Task prompt: Write out, word for word, only the data from its first line to the line containing "from bokeh.resources import INLINE".

>> START Supplied data

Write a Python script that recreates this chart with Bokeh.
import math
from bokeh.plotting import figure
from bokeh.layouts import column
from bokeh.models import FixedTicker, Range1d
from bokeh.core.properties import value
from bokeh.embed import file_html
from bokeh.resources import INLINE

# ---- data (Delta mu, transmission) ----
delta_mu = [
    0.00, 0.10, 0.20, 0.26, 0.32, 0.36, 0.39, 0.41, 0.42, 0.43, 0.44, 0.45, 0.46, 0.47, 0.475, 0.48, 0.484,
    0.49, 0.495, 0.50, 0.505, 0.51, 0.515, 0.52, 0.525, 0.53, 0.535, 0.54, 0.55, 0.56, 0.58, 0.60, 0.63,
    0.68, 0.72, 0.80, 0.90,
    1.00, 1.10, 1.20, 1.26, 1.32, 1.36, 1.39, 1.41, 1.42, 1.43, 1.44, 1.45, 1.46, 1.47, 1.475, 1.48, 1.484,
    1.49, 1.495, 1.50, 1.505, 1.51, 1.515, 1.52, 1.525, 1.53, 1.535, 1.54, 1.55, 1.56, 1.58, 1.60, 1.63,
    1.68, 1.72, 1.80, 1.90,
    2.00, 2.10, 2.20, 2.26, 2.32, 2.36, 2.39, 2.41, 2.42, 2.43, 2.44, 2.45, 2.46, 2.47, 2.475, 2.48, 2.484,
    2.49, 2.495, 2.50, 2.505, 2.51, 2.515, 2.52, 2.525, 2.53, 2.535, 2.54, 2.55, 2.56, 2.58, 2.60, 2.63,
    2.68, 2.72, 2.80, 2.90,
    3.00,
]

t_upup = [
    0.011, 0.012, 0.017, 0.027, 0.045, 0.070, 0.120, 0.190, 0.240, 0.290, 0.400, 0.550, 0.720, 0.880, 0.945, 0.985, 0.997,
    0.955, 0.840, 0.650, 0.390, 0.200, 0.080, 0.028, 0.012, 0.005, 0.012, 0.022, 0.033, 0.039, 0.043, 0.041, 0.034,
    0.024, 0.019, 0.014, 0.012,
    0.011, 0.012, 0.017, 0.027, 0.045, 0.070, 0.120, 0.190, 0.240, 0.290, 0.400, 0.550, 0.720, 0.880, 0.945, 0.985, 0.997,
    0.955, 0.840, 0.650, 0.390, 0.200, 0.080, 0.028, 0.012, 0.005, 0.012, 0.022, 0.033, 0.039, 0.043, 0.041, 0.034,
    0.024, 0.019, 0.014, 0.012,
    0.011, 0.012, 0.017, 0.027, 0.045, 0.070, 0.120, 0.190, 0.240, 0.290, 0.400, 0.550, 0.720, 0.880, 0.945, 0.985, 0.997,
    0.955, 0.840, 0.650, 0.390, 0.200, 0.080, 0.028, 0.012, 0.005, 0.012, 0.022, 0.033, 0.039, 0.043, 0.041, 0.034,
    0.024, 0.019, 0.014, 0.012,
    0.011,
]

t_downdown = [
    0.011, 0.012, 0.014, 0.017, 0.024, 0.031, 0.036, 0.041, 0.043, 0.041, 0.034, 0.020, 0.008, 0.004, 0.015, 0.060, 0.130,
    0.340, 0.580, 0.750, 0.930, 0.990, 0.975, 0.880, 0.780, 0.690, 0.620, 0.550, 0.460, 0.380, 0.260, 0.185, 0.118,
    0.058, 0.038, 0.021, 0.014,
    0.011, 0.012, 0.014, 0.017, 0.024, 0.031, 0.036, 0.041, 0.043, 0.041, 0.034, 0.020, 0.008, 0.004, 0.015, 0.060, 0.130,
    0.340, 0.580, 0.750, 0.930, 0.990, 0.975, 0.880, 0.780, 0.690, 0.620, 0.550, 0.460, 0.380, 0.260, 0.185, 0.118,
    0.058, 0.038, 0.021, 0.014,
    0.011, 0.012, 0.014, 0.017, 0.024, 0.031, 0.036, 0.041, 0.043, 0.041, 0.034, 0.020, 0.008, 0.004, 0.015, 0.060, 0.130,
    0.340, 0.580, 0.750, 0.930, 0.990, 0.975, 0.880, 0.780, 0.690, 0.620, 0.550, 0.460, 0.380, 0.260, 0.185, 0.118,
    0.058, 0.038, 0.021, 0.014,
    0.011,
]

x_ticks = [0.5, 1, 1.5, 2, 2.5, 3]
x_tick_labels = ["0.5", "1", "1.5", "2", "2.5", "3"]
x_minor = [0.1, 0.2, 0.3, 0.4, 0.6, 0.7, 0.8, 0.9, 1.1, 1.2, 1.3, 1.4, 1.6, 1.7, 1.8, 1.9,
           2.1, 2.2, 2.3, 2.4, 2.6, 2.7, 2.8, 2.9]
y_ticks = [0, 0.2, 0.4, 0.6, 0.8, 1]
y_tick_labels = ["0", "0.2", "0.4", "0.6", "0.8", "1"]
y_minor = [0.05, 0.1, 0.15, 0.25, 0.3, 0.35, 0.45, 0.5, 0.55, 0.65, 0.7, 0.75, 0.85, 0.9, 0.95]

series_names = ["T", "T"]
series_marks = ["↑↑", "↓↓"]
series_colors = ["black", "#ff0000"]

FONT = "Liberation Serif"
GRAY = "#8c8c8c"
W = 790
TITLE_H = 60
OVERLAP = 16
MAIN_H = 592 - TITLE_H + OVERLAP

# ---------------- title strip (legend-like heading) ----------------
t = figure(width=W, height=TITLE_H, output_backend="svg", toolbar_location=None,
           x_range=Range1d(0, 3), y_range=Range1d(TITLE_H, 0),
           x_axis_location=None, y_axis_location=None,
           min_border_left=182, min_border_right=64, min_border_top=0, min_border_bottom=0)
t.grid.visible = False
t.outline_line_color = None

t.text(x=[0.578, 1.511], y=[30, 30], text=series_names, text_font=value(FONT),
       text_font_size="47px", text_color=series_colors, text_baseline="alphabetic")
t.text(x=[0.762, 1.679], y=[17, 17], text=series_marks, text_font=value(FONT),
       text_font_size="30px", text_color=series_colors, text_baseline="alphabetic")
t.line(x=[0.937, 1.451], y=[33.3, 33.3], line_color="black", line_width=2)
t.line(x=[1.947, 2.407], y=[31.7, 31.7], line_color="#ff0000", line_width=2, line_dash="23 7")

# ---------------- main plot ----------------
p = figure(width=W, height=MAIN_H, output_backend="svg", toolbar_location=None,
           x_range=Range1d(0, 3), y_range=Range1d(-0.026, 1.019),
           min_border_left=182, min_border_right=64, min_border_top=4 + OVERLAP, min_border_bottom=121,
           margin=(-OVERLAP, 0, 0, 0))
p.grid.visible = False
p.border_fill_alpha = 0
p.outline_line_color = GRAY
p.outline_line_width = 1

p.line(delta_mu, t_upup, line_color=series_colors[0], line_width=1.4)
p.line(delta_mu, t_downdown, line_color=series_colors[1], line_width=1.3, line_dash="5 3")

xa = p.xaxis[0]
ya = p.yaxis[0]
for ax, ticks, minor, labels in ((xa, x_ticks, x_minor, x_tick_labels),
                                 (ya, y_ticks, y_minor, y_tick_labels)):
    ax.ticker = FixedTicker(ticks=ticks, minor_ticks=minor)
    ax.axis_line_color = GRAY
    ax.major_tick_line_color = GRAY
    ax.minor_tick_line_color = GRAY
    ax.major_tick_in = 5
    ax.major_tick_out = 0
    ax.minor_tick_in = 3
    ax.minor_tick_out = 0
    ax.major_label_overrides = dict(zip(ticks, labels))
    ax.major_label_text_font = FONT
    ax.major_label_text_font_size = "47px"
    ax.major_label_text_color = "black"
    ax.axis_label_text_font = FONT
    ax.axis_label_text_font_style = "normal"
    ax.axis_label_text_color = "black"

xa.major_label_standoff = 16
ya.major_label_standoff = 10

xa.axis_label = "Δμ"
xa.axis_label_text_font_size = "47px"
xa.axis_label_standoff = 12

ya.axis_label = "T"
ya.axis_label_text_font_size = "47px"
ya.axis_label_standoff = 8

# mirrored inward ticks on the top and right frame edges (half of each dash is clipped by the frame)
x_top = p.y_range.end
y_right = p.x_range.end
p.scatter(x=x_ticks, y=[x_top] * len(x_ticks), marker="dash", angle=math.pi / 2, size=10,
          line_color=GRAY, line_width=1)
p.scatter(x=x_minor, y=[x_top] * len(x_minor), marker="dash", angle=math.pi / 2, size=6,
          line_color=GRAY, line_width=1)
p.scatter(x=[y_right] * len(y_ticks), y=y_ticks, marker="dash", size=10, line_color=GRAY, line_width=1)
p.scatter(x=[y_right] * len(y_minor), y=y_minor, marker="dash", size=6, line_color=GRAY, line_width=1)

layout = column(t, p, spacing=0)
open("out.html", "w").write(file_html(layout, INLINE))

>> END Supplied data

Result:
Write a Python script that recreates this chart with Bokeh.
import math
from bokeh.plotting import figure
from bokeh.layouts import column
from bokeh.models import FixedTicker, Range1d
from bokeh.core.properties import value
from bokeh.embed import file_html
from bokeh.resources import INLINE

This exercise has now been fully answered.